* WHAT THE EXERCISE ASKS *
Drop the pictures and give back word for word the lines from the line holding "Rebuild this chart" to the line holding "var yTicksA = [0, 2, 4, 6, 8, 10];", both included.

[Rows from a dataset of charts and code]
=======
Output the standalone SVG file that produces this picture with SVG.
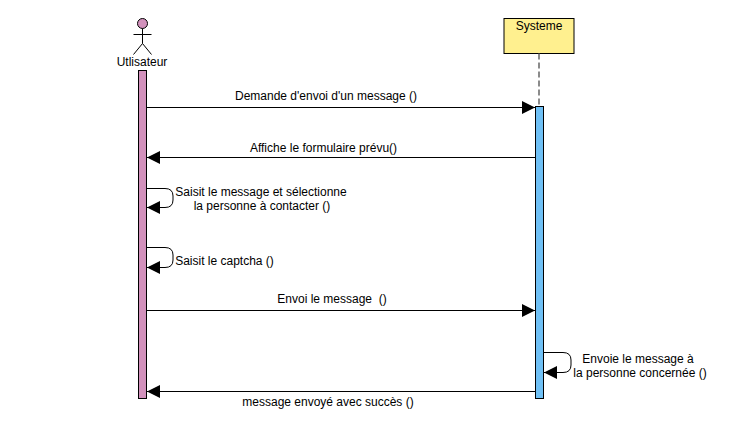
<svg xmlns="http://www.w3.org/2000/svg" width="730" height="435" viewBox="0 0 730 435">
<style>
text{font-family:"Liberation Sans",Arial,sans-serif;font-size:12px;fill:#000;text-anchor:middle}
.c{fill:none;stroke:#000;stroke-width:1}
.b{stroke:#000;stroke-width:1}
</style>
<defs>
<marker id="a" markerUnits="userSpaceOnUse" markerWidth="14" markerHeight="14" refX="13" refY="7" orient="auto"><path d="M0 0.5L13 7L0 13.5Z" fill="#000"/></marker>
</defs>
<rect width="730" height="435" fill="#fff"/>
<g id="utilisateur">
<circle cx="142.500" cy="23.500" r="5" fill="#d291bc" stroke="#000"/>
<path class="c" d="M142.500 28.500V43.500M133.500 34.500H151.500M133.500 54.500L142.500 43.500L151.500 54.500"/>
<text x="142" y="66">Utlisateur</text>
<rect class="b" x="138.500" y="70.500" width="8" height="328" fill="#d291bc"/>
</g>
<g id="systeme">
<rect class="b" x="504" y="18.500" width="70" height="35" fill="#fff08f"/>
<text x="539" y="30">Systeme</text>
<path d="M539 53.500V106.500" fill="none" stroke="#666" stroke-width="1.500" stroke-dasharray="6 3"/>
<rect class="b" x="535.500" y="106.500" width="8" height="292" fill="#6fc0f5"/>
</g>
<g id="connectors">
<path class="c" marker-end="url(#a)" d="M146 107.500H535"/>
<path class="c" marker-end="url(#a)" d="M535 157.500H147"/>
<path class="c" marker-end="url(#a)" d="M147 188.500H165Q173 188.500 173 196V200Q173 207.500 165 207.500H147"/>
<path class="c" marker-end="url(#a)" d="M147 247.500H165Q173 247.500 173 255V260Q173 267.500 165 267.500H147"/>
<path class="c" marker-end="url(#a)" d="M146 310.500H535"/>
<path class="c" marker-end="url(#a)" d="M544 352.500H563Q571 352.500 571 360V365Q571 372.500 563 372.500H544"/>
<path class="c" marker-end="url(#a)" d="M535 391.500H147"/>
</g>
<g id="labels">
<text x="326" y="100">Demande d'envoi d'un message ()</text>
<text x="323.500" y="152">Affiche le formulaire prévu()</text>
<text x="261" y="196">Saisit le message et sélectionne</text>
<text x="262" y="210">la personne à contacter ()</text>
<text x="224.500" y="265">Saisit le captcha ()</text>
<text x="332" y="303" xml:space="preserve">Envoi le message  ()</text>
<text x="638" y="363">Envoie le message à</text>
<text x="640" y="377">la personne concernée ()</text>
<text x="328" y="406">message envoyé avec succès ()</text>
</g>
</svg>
=======
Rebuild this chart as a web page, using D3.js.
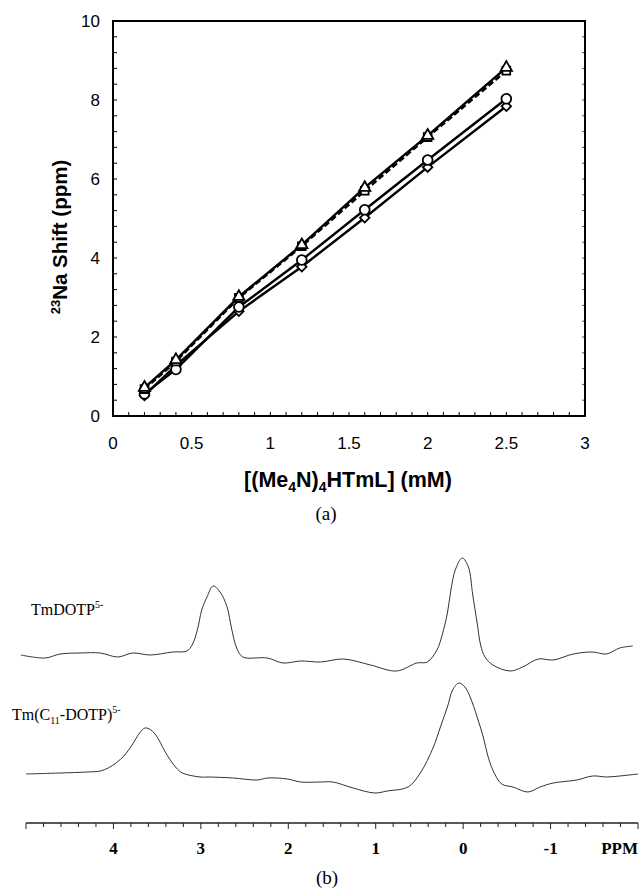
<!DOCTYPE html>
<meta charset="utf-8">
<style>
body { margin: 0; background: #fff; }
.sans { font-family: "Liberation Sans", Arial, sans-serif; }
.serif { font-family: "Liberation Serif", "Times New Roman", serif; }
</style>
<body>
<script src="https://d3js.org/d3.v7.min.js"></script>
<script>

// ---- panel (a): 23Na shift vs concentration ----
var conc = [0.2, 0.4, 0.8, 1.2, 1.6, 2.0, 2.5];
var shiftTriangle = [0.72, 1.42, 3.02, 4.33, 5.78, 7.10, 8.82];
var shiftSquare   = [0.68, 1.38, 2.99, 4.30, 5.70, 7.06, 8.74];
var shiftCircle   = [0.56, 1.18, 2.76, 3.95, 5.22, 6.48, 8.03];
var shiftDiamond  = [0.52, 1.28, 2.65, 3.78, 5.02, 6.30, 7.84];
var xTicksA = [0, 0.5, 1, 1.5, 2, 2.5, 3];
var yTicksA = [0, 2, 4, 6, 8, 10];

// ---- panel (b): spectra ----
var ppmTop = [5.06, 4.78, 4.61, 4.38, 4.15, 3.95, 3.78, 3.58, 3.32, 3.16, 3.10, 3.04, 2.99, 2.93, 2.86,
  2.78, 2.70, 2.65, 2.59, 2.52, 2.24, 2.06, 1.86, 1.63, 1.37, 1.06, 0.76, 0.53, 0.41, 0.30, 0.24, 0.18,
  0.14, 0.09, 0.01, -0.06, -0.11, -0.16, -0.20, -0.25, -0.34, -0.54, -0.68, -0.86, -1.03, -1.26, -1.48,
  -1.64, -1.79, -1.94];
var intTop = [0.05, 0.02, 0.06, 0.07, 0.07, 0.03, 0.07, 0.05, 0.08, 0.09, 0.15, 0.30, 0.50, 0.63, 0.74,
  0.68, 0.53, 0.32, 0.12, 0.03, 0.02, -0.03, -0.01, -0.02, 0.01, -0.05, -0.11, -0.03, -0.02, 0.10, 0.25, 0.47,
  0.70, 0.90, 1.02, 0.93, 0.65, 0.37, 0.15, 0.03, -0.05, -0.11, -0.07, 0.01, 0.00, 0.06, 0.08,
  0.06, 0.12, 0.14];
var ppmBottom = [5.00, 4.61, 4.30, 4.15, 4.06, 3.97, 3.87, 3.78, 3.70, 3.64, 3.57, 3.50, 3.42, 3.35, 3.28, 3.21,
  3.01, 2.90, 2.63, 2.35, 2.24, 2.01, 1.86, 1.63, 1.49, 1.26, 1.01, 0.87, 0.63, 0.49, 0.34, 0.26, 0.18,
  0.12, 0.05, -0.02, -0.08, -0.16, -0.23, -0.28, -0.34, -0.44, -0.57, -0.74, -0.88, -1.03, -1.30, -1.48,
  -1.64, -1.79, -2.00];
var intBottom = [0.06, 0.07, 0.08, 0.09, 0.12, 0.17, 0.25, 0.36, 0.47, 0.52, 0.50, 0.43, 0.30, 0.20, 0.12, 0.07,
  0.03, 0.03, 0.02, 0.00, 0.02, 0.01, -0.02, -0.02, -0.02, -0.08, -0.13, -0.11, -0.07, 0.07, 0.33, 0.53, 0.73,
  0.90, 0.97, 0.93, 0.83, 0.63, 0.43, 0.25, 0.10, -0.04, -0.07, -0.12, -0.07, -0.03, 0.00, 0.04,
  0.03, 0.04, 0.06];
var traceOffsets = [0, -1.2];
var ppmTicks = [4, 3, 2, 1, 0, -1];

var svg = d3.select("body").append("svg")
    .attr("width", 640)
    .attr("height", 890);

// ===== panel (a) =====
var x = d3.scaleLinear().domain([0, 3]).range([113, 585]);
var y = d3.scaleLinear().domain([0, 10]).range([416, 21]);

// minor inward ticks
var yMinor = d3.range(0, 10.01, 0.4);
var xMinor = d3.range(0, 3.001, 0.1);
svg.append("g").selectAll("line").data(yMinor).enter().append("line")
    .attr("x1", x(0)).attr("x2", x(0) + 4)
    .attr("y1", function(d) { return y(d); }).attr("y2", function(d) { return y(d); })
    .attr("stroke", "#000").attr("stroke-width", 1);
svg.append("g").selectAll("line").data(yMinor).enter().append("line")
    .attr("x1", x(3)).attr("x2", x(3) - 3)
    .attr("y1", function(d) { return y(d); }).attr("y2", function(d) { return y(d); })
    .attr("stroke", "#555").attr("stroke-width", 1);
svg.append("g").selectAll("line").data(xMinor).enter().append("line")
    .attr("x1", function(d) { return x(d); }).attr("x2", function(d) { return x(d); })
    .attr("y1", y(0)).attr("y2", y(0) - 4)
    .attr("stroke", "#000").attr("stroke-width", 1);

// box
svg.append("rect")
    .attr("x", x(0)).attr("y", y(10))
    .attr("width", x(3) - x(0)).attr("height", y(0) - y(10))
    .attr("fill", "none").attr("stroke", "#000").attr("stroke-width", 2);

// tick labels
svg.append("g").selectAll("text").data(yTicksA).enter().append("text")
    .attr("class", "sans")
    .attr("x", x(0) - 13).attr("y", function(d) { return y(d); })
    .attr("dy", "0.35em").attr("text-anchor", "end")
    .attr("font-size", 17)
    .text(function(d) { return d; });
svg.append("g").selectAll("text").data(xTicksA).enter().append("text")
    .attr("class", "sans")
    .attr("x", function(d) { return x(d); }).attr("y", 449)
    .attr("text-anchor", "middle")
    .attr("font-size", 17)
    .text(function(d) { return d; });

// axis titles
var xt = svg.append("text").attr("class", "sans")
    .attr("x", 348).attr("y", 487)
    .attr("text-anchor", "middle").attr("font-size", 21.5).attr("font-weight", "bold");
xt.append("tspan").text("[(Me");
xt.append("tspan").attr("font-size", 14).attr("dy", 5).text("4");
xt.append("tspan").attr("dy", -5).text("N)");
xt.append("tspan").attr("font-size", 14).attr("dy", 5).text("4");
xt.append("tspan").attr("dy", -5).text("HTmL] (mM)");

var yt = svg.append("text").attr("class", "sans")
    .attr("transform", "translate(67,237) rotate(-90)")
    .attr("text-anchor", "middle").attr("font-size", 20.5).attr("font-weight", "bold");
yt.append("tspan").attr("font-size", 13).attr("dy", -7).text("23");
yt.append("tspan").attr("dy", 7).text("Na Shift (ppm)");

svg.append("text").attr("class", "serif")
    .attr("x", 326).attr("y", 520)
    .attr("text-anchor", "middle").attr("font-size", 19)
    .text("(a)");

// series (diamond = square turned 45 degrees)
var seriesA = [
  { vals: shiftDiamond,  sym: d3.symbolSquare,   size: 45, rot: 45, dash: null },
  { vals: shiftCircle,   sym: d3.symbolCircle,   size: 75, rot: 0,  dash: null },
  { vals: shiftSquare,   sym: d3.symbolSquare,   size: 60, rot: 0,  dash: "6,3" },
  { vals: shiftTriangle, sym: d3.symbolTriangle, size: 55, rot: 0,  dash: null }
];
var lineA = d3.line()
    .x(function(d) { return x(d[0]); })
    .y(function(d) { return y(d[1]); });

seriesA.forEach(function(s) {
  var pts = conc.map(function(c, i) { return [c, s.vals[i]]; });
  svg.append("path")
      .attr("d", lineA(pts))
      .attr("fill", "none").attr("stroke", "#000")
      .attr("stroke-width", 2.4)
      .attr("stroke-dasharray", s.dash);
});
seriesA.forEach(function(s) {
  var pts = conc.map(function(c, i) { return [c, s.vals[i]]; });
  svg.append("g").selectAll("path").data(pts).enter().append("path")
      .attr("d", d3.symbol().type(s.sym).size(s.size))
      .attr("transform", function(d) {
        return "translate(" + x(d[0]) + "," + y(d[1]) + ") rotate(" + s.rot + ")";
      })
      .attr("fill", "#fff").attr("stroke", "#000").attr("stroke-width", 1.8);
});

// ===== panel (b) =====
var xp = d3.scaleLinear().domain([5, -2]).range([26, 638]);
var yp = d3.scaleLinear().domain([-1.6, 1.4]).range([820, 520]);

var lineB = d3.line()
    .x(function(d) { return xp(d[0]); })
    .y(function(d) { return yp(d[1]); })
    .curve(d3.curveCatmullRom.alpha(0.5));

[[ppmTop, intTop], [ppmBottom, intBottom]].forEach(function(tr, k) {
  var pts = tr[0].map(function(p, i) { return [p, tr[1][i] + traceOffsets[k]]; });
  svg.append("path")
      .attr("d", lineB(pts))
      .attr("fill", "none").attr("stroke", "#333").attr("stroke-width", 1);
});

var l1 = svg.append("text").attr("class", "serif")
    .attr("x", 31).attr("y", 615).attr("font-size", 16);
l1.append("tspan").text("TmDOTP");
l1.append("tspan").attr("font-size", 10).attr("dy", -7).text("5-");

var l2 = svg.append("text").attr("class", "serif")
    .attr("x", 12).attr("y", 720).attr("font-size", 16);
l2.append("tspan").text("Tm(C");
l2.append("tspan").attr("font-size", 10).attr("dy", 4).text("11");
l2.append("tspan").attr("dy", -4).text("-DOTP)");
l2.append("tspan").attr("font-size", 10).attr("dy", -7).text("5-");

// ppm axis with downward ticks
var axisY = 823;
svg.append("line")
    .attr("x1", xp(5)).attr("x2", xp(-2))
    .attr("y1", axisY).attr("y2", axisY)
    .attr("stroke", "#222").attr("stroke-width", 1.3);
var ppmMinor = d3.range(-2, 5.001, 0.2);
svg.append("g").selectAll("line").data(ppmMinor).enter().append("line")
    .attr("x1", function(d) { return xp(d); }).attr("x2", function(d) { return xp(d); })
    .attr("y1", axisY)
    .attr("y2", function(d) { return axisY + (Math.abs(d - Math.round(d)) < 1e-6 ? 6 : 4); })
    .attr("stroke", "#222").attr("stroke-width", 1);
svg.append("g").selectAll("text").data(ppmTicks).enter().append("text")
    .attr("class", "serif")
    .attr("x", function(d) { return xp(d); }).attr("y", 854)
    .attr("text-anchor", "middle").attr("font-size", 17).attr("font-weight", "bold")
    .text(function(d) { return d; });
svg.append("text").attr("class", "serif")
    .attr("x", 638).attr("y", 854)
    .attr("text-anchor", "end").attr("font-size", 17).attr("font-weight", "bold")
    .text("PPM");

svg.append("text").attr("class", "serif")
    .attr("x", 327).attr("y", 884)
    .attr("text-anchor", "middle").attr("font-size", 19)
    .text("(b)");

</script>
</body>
=======
* ANSWER FOR THE TASK *
Rebuild this chart as a web page, using D3.js.
<!DOCTYPE html>
<meta charset="utf-8">
<style>
body { margin: 0; background: #fff; }
.sans { font-family: "Liberation Sans", Arial, sans-serif; }
.serif { font-family: "Liberation Serif", "Times New Roman", serif; }
</style>
<body>
<script src="https://d3js.org/d3.v7.min.js"></script>
<script>

// ---- panel (a): 23Na shift vs concentration ----
var conc = [0.2, 0.4, 0.8, 1.2, 1.6, 2.0, 2.5];
var shiftTriangle = [0.72, 1.42, 3.02, 4.33, 5.78, 7.10, 8.82];
var shiftSquare   = [0.68, 1.38, 2.99, 4.30, 5.70, 7.06, 8.74];
var shiftCircle   = [0.56, 1.18, 2.76, 3.95, 5.22, 6.48, 8.03];
var shiftDiamond  = [0.52, 1.28, 2.65, 3.78, 5.02, 6.30, 7.84];
var xTicksA = [0, 0.5, 1, 1.5, 2, 2.5, 3];
var yTicksA = [0, 2, 4, 6, 8, 10];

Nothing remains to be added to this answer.